● **YOUR INSTRUCTIONS**: Do not repeat pictures. Repeat exactly the lines of the listing below from its first line through the line with "minimum width=119pt] (h5)".
## BEGIN
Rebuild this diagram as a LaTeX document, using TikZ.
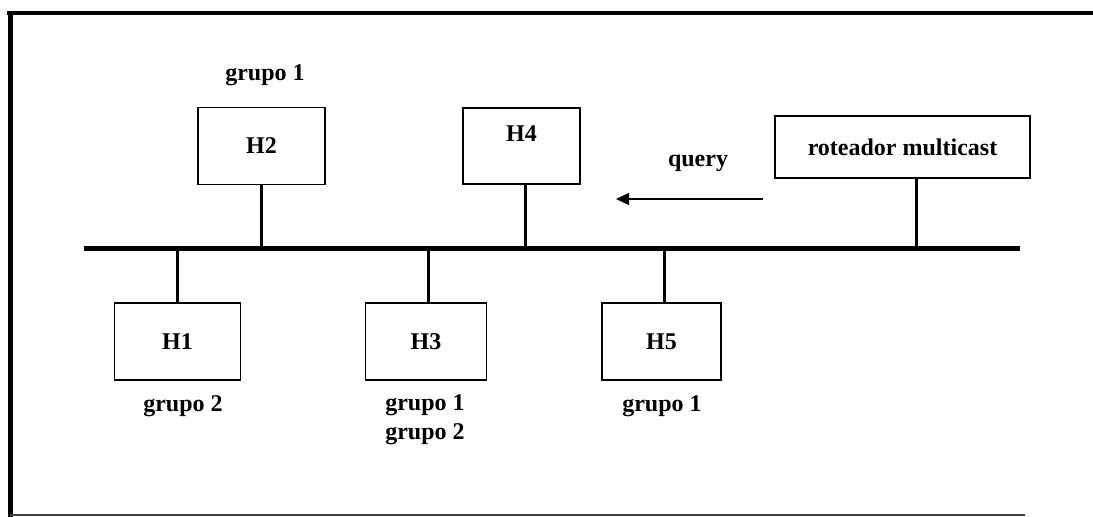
\documentclass[tikz,border=0pt]{standalone}
\usepackage{fontspec}
\setmainfont{Liberation Serif}
\usetikzlibrary{arrows.meta,positioning}

\newcommand{\lblfont}{\fontsize{24}{29}\selectfont\bfseries}

\tikzset{
  hostbox/.style={draw, line width=1.5pt, inner sep=0pt, minimum height=77pt, font=\lblfont},
  grplabel/.style={font=\lblfont, align=center, inner sep=0pt},
  stem/.style={line width=3pt},
}

\begin{document}
\begin{tikzpicture}[x=1pt,y=-1pt]
\useasboundingbox (0,0) rectangle (1093,517);

% frame
\draw[line width=4.5pt] (7,13) -- (1093,13);
\draw[line width=5pt] (10,11) -- (10,517);
\draw[line width=2pt, black!75] (10,515) -- (1025,515);

% Place nodes
\node[hostbox, minimum width=127pt] (h2) at (261.5,146) {H2};
\node[hostbox, minimum width=117pt, minimum height=76pt, text depth=24pt] (h4) at (521.5,146) {H4};
\node[hostbox, minimum width=255pt, minimum height=62pt] (rot) at (902.5,147) {roteador multicast};
\node[hostbox, minimum width=126pt] (h1) at (177.5,341.5) {H1};
\node[hostbox, minimum width=121pt] (h3) at (426,341.5) {H3};
\node[hostbox, minimum width=119pt] (h5) at (661.5,341.5) {H5};

\node[grplabel] (g2) at (265,75) {grupo 1};
\node[grplabel] (g1) at (183,406) {grupo 2};
\node[grplabel, anchor=north] (g3) at (425,394) {grupo 1\\grupo 2};
\node[grplabel] (g5) at (662,406) {grupo 1};
\node[grplabel] (qry) at (698,163) {query};

% bus
\coordinate (busL) at (84,248);
\coordinate (busR) at (1020,248);
\draw[line width=5pt] (busL) -- (busR);

\draw[stem] (h2.south) -- (h2.south |- busL);
\draw[stem] ([xshift=4pt]h4.south) -- ([xshift=4pt]h4.south |- busL);
\draw[stem] ([xshift=13.5pt]rot.south) -- ([xshift=13.5pt]rot.south |- busL);
\draw[stem] (h1.north) -- (h1.north |- busL);
\draw[stem] ([xshift=2pt]h3.north) -- ([xshift=2pt]h3.north |- busL);
\draw[stem] ([xshift=2.5pt]h5.north) -- ([xshift=2.5pt]h5.north |- busL);

% query arrow
\coordinate (qa) at (763,199);
\coordinate (qb) at (616,199);
\draw[line width=1.5pt, -{Triangle[length=13pt,width=12pt]}] (qa) -- (qb);

\end{tikzpicture}
\end{document}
## END
● **SOLUTION**:
Rebuild this diagram as a LaTeX document, using TikZ.
\documentclass[tikz,border=0pt]{standalone}
\usepackage{fontspec}
\setmainfont{Liberation Serif}
\usetikzlibrary{arrows.meta,positioning}

\newcommand{\lblfont}{\fontsize{24}{29}\selectfont\bfseries}

\tikzset{
  hostbox/.style={draw, line width=1.5pt, inner sep=0pt, minimum height=77pt, font=\lblfont},
  grplabel/.style={font=\lblfont, align=center, inner sep=0pt},
  stem/.style={line width=3pt},
}

\begin{document}
\begin{tikzpicture}[x=1pt,y=-1pt]
\useasboundingbox (0,0) rectangle (1093,517);

% frame
\draw[line width=4.5pt] (7,13) -- (1093,13);
\draw[line width=5pt] (10,11) -- (10,517);
\draw[line width=2pt, black!75] (10,515) -- (1025,515);

% Place nodes
\node[hostbox, minimum width=127pt] (h2) at (261.5,146) {H2};
\node[hostbox, minimum width=117pt, minimum height=76pt, text depth=24pt] (h4) at (521.5,146) {H4};
\node[hostbox, minimum width=255pt, minimum height=62pt] (rot) at (902.5,147) {roteador multicast};
\node[hostbox, minimum width=126pt] (h1) at (177.5,341.5) {H1};
\node[hostbox, minimum width=121pt] (h3) at (426,341.5) {H3};
\node[hostbox, minimum width=119pt] (h5) at (661.5,341.5) {H5};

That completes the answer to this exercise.